# Math Help - Two Continuity problems

1. ## Two Continuity problems

I want the solution for the 2 questions please , i want the full solution ( with steps ) not just final answers .... thx in advance

2. ## Re: Two Continuity problems

I hardly can wait to see your efforts, steps and everything, not just the final answer.

3. ## Re: Two Continuity problems

The way it works here is that you show us where or what you do not understand. Show some effort.

HINT: If $f$ is an odd function, can you show $f(0)=0~?$

4. ## Re: Two Continuity problems

Originally Posted by TKHunny
I hardly can wait to see your efforts, steps and everything, not just the final answer.

Do u mean u want to see if i tried to solve them ?? , i can't solve the first problem at all but i tried in the second one , tell me if my solution is correct please

5. ## Re: Two Continuity problems

Originally Posted by Hossam
Do u mean u want to see if i tried to solve them ?? , i can't solve the first problem at all but i tried in the second one , tell me if my solution is correct please
Yes that is what mean. However I cannot read any of that graphic.
Can you post in LaTeX?
At least post the proof of
If $f$ is an odd function, show that $f(0)=0~.$

6. ## Re: Two Continuity problems

Originally Posted by Plato
Yes that is what mean.
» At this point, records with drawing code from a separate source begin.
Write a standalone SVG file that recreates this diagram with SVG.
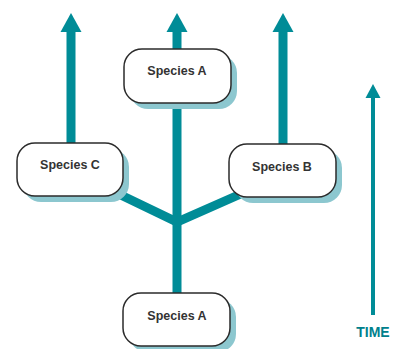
<svg xmlns="http://www.w3.org/2000/svg" width="404" height="349" viewBox="0 0 404 349">
<style>
.box{fill:#fff;stroke:#2b2b2b;stroke-width:1.5}
.shadow{fill:#8cc7cf}
.lbl{font-family:"Liberation Sans",Arial,sans-serif;font-weight:bold;font-size:12.5px;fill:#333;text-anchor:middle}
.br{stroke:#008c97;stroke-width:9;fill:none}
.time{stroke:#008c97;stroke-width:4;fill:none}
.timelbl{font-family:"Liberation Sans",Arial,sans-serif;font-weight:bold;font-size:14px;fill:#00808c;text-anchor:middle}
</style>
<defs>
<marker id="head" markerUnits="userSpaceOnUse" viewBox="0 -11 20 22" refX="1" refY="0" markerWidth="20" markerHeight="22" orient="auto">
<path d="M0,-10.5 L19,0 L0,10.5 Z" fill="#008c97"/>
</marker>
<marker id="headS" markerUnits="userSpaceOnUse" viewBox="0 -8 16 16" refX="1" refY="0" markerWidth="16" markerHeight="16" orient="auto">
<path d="M0,-7.5 L14,0 L0,7.5 Z" fill="#008c97"/>
</marker>
</defs>
<g id="connectors">
<line class="br" x1="71" y1="150" x2="71" y2="31" marker-end="url(#head)"/>
<line class="br" x1="283" y1="150" x2="283" y2="31" marker-end="url(#head)"/>
<line class="br" x1="177" y1="300" x2="177" y2="31" marker-end="url(#head)"/>
<polyline class="br" points="100,185 177,222 252,189" stroke-linejoin="miter"/>
<line class="time" x1="373" y1="315" x2="373" y2="97" marker-end="url(#headS)"/>
</g>
<g id="speciesA-top">
<rect class="shadow" x="130" y="55" width="107" height="54" rx="18"/>
<rect class="box" x="124" y="49" width="107" height="54" rx="18"/>
<text class="lbl" x="177" y="75">Species A</text>
</g>
<g id="speciesC">
<rect class="shadow" x="23" y="149" width="106" height="53" rx="18"/>
<rect class="box" x="17" y="143" width="106" height="53" rx="18"/>
<text class="lbl" x="70" y="169">Species C</text>
</g>
<g id="speciesB">
<rect class="shadow" x="235" y="150" width="107" height="53" rx="18"/>
<rect class="box" x="229" y="144" width="107" height="53" rx="18"/>
<text class="lbl" x="282" y="171">Species B</text>
</g>
<g id="speciesA-bottom">
<rect class="shadow" x="129" y="299" width="107" height="53" rx="18"/>
<rect class="box" x="123" y="293" width="107" height="53" rx="18"/>
<text class="lbl" x="177" y="320">Species A</text>
</g>
<g id="time">
<text class="timelbl" x="373" y="337">TIME</text>
</g>
</svg>
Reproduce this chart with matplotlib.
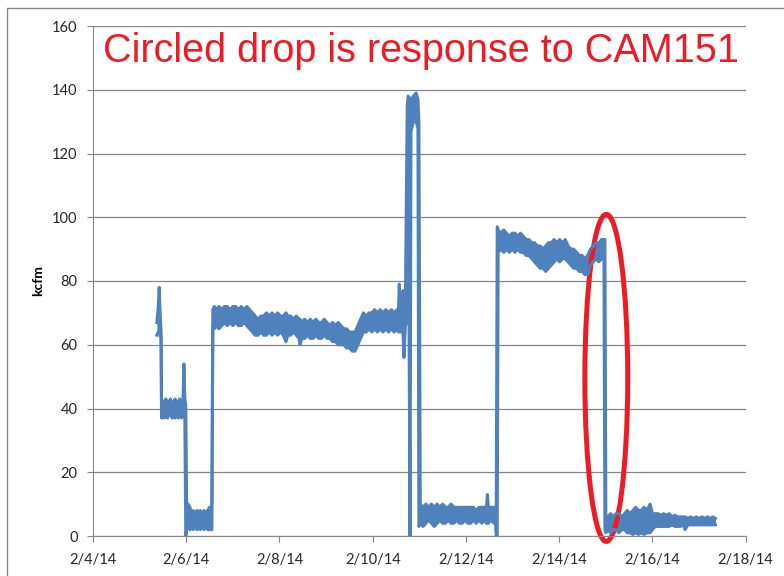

However I cannot read any of that graphic.
Can you post in LaTeX?
At least post the proof of
If $f$ is an odd function, show that $f(0)=0~.$

i dont know how to prove it because i dont know what f(x) is equal to in the problem ?? .. say f(x) = x , then f(0) = 0 and f(-x) = 0 ... therefore f(x)+f(-x)=0+0=0 ... thats all i know about odd functions .. i dont understand how to solve the quest !

7. ## Re: Two Continuity problems

Can you follow this?
Suppose that $f(0)\ne 0$ then either $f(0)<0\text{ or }f(0)>0$.

If $f(0)<0$ then $-f(0)>0$ but $f(0)=f(-0)=-f(0)>0$.

That is a contradiction.

The same is true if $f(0)>0$ so $f(0)=0$.

8. ## Re: Two Continuity problems

in the second question , it says the function is discontinuous at c=2 , now f(2) = 4B-A = ??? , is it equal to 0 or 6 ??

9. ## Re: Two Continuity problems

Originally Posted by Plato
Can you follow this?
Suppose that $f(0)\ne 0$ then either $f(0)<0\text{ or }f(0)>0$.

If $f(0)<0$ then $-f(0)>0$ but $f(0)=f(-0)=-f(0)>0$.

That is a contradiction.

The same is true if $f(0)>0$ so $f(0)=0$.
i understand , u mean if F(x) = x-2 then f(0) <0 , and if F(x)=x+2 then f(0) > 0 , but i cant get how to use this to solve my question !!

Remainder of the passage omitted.